— begin —
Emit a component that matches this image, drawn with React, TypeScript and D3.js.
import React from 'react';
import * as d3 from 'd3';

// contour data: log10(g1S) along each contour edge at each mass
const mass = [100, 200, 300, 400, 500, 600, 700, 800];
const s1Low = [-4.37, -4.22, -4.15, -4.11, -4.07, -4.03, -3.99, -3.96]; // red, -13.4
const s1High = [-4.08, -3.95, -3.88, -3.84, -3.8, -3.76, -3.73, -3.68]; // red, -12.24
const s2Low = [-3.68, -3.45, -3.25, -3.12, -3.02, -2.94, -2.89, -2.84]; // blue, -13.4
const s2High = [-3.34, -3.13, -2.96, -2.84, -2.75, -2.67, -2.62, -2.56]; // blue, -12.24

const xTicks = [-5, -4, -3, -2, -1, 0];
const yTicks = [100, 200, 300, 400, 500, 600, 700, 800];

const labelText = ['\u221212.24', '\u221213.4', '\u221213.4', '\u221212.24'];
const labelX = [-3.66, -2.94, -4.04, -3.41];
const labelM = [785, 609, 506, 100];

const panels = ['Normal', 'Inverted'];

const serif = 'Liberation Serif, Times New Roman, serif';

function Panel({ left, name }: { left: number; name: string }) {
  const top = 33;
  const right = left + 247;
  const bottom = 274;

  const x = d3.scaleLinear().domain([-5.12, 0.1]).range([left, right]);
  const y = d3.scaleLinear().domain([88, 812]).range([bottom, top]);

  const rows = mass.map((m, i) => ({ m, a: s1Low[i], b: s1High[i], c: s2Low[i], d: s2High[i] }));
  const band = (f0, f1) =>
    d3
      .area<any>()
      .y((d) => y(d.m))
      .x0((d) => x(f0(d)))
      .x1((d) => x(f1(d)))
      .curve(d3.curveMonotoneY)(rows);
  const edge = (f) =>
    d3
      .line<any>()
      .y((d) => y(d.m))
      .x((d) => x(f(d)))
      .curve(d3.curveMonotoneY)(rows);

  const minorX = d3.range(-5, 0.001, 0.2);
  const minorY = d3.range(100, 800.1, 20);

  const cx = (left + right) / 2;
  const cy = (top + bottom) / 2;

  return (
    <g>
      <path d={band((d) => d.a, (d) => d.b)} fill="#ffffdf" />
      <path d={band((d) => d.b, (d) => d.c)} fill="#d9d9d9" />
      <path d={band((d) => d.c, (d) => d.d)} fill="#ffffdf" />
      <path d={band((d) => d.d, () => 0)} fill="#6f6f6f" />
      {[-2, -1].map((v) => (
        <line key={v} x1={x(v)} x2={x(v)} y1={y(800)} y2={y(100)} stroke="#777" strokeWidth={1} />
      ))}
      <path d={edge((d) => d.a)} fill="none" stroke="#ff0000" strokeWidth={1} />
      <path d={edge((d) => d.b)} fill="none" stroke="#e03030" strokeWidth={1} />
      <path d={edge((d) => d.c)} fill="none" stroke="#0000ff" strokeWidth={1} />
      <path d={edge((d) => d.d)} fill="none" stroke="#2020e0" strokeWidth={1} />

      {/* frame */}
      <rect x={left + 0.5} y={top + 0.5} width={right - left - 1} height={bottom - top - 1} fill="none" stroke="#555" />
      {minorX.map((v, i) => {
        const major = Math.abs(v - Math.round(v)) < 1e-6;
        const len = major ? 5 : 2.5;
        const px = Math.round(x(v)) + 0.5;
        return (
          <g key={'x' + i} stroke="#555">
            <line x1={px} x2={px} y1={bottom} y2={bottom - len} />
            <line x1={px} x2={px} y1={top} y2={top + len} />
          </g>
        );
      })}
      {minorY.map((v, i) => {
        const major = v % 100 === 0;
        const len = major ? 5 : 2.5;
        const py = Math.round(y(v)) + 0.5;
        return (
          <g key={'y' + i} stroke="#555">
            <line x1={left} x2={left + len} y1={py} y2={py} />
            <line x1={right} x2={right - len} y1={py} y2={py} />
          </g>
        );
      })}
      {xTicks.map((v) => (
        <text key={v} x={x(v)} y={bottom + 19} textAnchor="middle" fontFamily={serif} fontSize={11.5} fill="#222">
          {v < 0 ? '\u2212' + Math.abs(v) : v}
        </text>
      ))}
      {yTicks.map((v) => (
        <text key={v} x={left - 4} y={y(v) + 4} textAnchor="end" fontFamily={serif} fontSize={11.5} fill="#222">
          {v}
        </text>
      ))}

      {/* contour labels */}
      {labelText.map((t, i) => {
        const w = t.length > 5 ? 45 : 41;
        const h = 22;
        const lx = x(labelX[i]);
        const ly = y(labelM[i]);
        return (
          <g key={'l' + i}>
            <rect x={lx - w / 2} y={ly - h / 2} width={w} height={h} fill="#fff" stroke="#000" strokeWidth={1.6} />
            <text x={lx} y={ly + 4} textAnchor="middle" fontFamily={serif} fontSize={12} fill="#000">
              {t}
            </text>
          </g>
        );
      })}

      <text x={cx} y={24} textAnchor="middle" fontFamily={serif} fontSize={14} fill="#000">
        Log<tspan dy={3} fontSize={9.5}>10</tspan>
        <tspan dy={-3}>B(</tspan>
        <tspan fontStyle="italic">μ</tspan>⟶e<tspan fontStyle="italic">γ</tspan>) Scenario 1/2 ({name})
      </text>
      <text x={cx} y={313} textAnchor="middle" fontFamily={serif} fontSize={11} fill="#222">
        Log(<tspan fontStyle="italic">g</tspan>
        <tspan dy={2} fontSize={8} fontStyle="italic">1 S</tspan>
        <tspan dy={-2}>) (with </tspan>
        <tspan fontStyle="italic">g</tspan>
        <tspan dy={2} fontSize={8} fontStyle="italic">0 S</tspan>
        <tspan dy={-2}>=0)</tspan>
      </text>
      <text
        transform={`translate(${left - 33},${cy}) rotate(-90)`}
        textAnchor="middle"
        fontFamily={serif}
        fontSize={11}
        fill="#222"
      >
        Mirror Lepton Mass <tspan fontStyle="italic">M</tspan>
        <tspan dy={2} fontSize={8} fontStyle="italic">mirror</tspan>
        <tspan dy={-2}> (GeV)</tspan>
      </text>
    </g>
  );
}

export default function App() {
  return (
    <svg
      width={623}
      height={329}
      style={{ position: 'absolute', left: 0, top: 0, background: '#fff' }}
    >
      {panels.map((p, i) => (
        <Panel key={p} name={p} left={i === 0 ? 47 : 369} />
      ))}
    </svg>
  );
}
— end —
— begin —
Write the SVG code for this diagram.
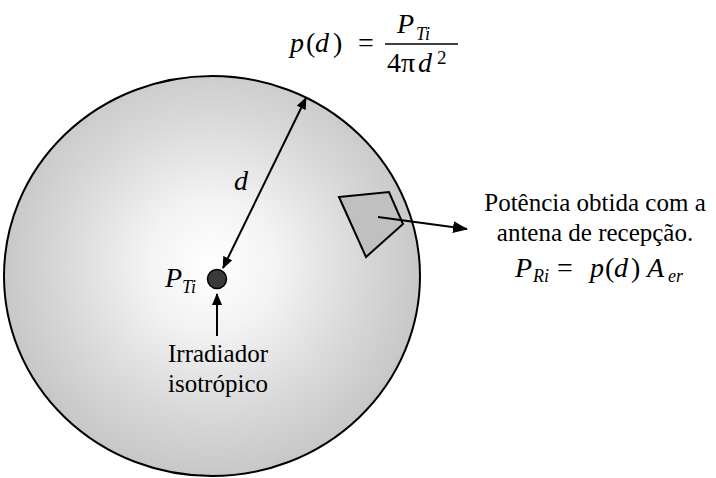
— end —
— begin —
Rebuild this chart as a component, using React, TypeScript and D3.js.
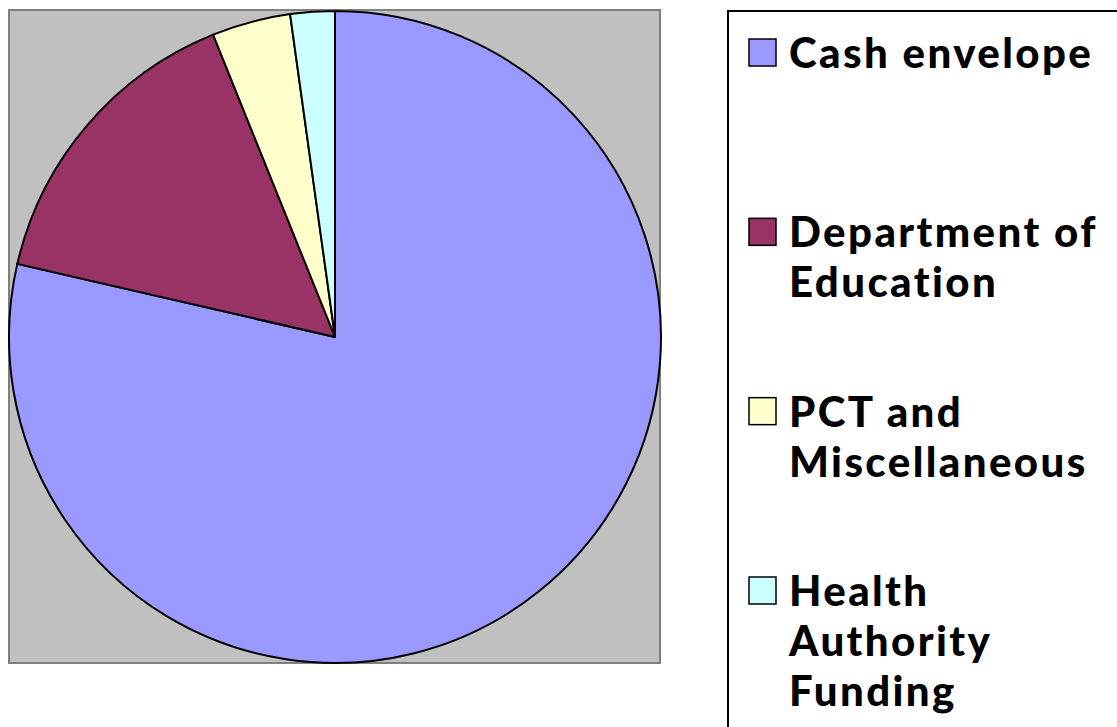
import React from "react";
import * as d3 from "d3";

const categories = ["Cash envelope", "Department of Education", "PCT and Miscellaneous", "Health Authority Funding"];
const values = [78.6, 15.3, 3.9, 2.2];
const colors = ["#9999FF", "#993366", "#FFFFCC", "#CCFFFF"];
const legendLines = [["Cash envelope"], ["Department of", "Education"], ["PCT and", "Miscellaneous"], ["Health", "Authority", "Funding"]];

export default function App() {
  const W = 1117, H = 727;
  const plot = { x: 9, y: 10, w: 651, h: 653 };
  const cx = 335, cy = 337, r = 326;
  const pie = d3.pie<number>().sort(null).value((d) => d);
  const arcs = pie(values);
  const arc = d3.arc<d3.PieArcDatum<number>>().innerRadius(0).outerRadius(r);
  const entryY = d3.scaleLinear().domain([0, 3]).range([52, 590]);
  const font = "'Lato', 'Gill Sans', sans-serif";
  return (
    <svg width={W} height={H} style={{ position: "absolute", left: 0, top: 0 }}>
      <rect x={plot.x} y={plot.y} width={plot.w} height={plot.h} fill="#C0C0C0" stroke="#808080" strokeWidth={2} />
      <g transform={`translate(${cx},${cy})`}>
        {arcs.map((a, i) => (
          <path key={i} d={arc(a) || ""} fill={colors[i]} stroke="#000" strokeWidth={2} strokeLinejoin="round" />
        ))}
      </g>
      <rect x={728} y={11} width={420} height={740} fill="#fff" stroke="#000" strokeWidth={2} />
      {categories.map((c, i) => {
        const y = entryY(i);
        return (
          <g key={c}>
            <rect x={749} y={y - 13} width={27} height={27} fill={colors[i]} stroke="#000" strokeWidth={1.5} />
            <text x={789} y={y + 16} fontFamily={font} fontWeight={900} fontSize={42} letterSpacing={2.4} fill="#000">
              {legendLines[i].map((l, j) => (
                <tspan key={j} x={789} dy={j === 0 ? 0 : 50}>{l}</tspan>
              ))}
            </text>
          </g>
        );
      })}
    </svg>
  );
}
— end —
What to produce: Out of the material above, gather each line where "TypeScript" appears.

Worked solution:
Emit a component that matches this image, drawn with React, TypeScript and D3.js.
Rebuild this chart as a component, using React, TypeScript and D3.js.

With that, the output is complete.